REQUIRED TASK:
Copy exactly the lines that run from the top of the listing to the line containing "plt.rcParams['font.family'] = ['Liberation", both ends included, and omit the pictures.

-- Start of MATERIAL --

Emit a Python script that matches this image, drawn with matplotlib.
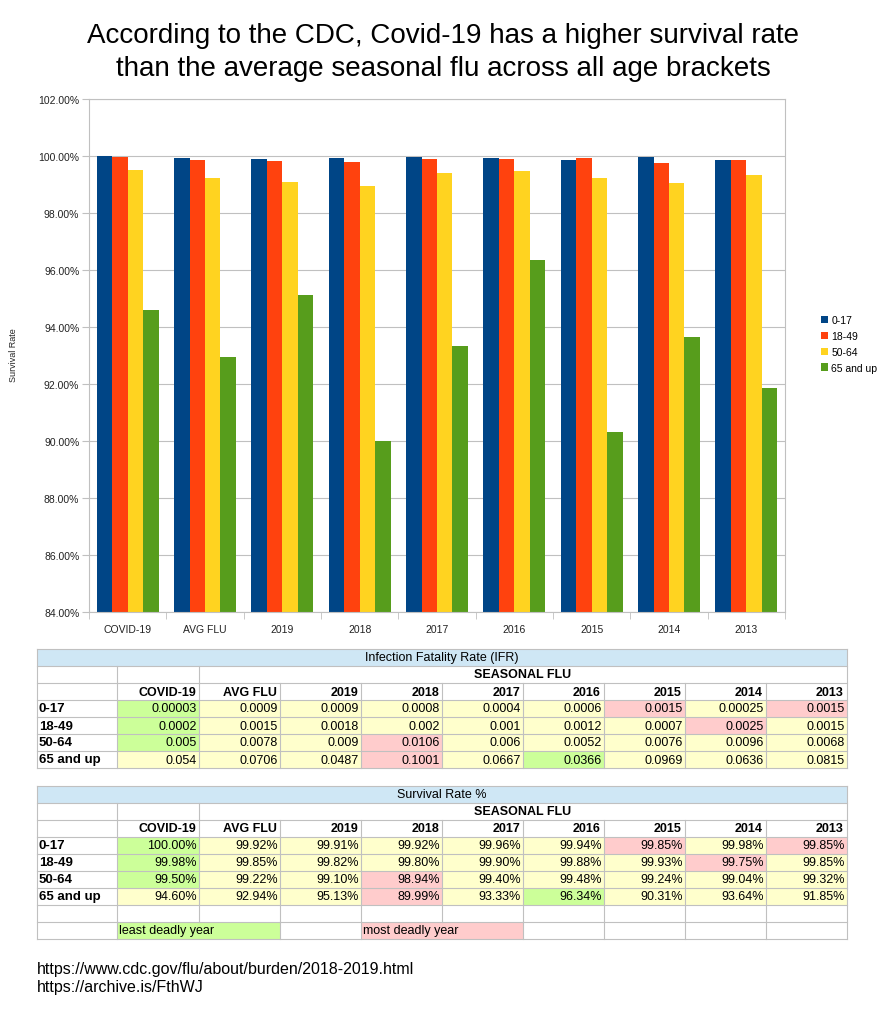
import matplotlib
matplotlib.use('Agg')
import matplotlib.pyplot as plt
import numpy as np
from matplotlib.patches import Rectangle

plt.rcParams['font.family'] = ['Liberation Sans', 'DejaVu Sans']

categories = ['COVID-19', 'AVG FLU', '2019', '2018', '2017', '2016', '2015', '2014', '2013']
age_groups = ['0-17', '18-49', '50-64', '65 and up']

# survival rate % (chart + second table)
surv_0_17 = [100.00, 99.92, 99.91, 99.92, 99.96, 99.94, 99.85, 99.98, 99.85]
surv_18_49 = [99.98, 99.85, 99.82, 99.80, 99.90, 99.88, 99.93, 99.75, 99.85]
surv_50_64 = [99.50, 99.22, 99.10, 98.94, 99.40, 99.48, 99.24, 99.04, 99.32]
surv_65 = [94.60, 92.94, 95.13, 89.99, 93.33, 96.34, 90.31, 93.64, 91.85]

# infection fatality rate (first table)
ifr_0_17 = [0.00003, 0.0009, 0.0009, 0.0008, 0.0004, 0.0006, 0.0015, 0.00025, 0.0015]
ifr_18_49 = [0.0002, 0.0015, 0.0018, 0.002, 0.001, 0.0012, 0.0007, 0.0025, 0.0015]
ifr_50_64 = [0.005, 0.0078, 0.009, 0.0106, 0.006, 0.0052, 0.0076, 0.0096, 0.0068]
ifr_65 = [0.054, 0.0706, 0.0487, 0.1001, 0.0667, 0.0366, 0.0969, 0.0636, 0.0815]

# g = least deadly, r = most deadly, y = normal
hl_0_17 = 'gyyyyyryr'
hl_18_49 = 'gyyyyyyry'
hl_50_64 = 'gyyryyyyy'
hl_65 = 'yyyrygyyy'

bar_colors = ['#004586', '#ff420e', '#ffd320', '#579d1c']
fills = {'g': '#ccff99', 'y': '#ffffcc', 'r': '#ffcccc'}
title_bg = '#cfe7f5'
grid_c = '#c0c0c0'

W, H = 886, 1012
fig = plt.figure(figsize=(W / 100, H / 100), dpi=100)

fig.text(0.5, 1 - 36 / H, 'According to the CDC, Covid-19 has a higher survival rate',
         ha='center', va='center', fontsize=20)
fig.text(0.5, 1 - 69 / H, 'than the average seasonal flu across all age brackets',
         ha='center', va='center', fontsize=20)

# ---- bar chart ----
ax = fig.add_axes([89 / W, 1 - 613 / H, 696 / W, 513 / H])
x = np.arange(len(categories))
bw = 0.2
series = [surv_0_17, surv_18_49, surv_50_64, surv_65]
for i, (s, lab) in enumerate(zip(series, age_groups)):
    ax.bar(x + (i - 1.5) * bw, s, bw, color=bar_colors[i], label=lab, zorder=2)

ax.set_ylim(84, 102)
ax.set_xlim(-0.5, len(categories) - 0.5)
yt = np.arange(84, 103, 2)
ax.set_yticks(yt)
ax.set_yticklabels(['%.2f%%' % v for v in yt], fontsize=7.5, color='#222222')
ax.set_xticks(x)
ax.set_xticklabels(categories, fontsize=7.5, color='#222222')
ax.set_xticks(np.arange(-0.5, len(categories)), minor=True)
ax.tick_params(axis='x', which='major', length=0, pad=9)
ax.tick_params(axis='x', which='minor', length=5, color=grid_c)
ax.tick_params(axis='y', length=5, color=grid_c, pad=2)
ax.grid(axis='y', color=grid_c, lw=0.8, zorder=0)
ax.set_axisbelow(True)
for sp in ax.spines.values():
    sp.set_color(grid_c)
    sp.set_linewidth(0.8)

fig.text(14 / W, 1 - 355 / H, 'Survival Rate', rotation=90, ha='center', va='center',
         fontsize=6.5, color='#222222')
fig.legend(loc='center left', bbox_to_anchor=(821 / W, 1 - 345 / H), frameon=False,
           fontsize=7.5, handlelength=0.7, handleheight=0.7, handletextpad=0.3,
           labelspacing=0.55, borderpad=0, borderaxespad=0)

# ---- tables ----
tab = fig.add_axes([0, 0, 1, 1])
tab.set_xlim(0, W)
tab.set_ylim(H, 0)
tab.axis('off')

cols = [37, 117, 199, 280, 361, 442, 523, 604, 685, 766, 847]
rh = 17


def hline(y):
    tab.plot([cols[0], cols[-1]], [y, y], color=grid_c, lw=0.8)


def vlines(xs, y0, y1):
    for xv in xs:
        tab.plot([xv, xv], [y0, y1], color=grid_c, lw=0.8)


def draw_table(top, title, values, fmt, legend_rows=False):
    n_rows = 7 + (2 if legend_rows else 0)
    bottom = top + n_rows * rh
    tab.add_patch(Rectangle((cols[0], top), cols[-1] - cols[0], rh, fc=title_bg, ec='none'))
    tab.text((cols[0] + cols[-1]) / 2, top + rh / 2, title, ha='center', va='center', fontsize=9)
    tab.text((cols[2] + cols[-1]) / 2, top + 1.5 * rh, 'SEASONAL FLU', ha='center',
             va='center', fontsize=9, fontweight='bold')
    for j, c in enumerate(categories):
        tab.text(cols[j + 2] - 3, top + 2.5 * rh, c, ha='right', va='center',
                 fontsize=9, fontweight='bold')
    hls = [hl_0_17, hl_18_49, hl_50_64, hl_65]
    for r, (lab, vals, hl) in enumerate(zip(age_groups, values, hls)):
        y0 = top + (3 + r) * rh
        tab.text(cols[0] + 2, y0 + rh / 2, lab, ha='left', va='center', fontsize=9.5,
                 fontweight='bold')
        for j, v in enumerate(vals):
            tab.add_patch(Rectangle((cols[j + 1], y0), cols[j + 2] - cols[j + 1], rh,
                                    fc=fills[hl[j]], ec='none'))
            tab.text(cols[j + 2] - 2, y0 + rh / 2, fmt(v), ha='right', va='center', fontsize=9)
    if legend_rows:
        y0 = top + 8 * rh
        tab.add_patch(Rectangle((cols[1], y0), cols[3] - cols[1], rh, fc=fills['g'], ec='none'))
        tab.add_patch(Rectangle((cols[4], y0), cols[6] - cols[4], rh, fc=fills['r'], ec='none'))
        tab.text(cols[1] + 2, y0 + rh / 2, 'least deadly year', ha='left', va='center', fontsize=9)
        tab.text(cols[4] + 2, y0 + rh / 2, 'most deadly year', ha='left', va='center', fontsize=9)
    for k in range(n_rows + 1):
        hline(top + k * rh)
    vlines([cols[0], cols[-1]], top, bottom)
    vlines(cols[1:3], top + rh, top + 2 * rh)
    last = top + (8 if legend_rows else 7) * rh
    vlines(cols[1:-1], top + 2 * rh, last)
    if legend_rows:
        vlines([cols[1], cols[3], cols[4], cols[6], cols[7], cols[8], cols[9]], last, bottom)


draw_table(650, 'Infection Fatality Rate (IFR)', [ifr_0_17, ifr_18_49, ifr_50_64, ifr_65],
           lambda v: np.format_float_positional(v))
draw_table(787, 'Survival Rate %', [surv_0_17, surv_18_49, surv_50_64, surv_65],
           lambda v: '%.2f%%' % v, legend_rows=True)

fig.text(37 / W, 1 - 970 / H, 'https://www.cdc.gov/flu/about/burden/2018-2019.html',
         ha='left', va='center', fontsize=11.5)
fig.text(37 / W, 1 - 988 / H, 'https://archive.is/FthWJ', ha='left', va='center', fontsize=11.5)

fig.savefig('out.png', dpi=100)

-- End of MATERIAL --

RESPONSE:
Emit a Python script that matches this image, drawn with matplotlib.
import matplotlib
matplotlib.use('Agg')
import matplotlib.pyplot as plt
import numpy as np
from matplotlib.patches import Rectangle

plt.rcParams['font.family'] = ['Liberation Sans', 'DejaVu Sans']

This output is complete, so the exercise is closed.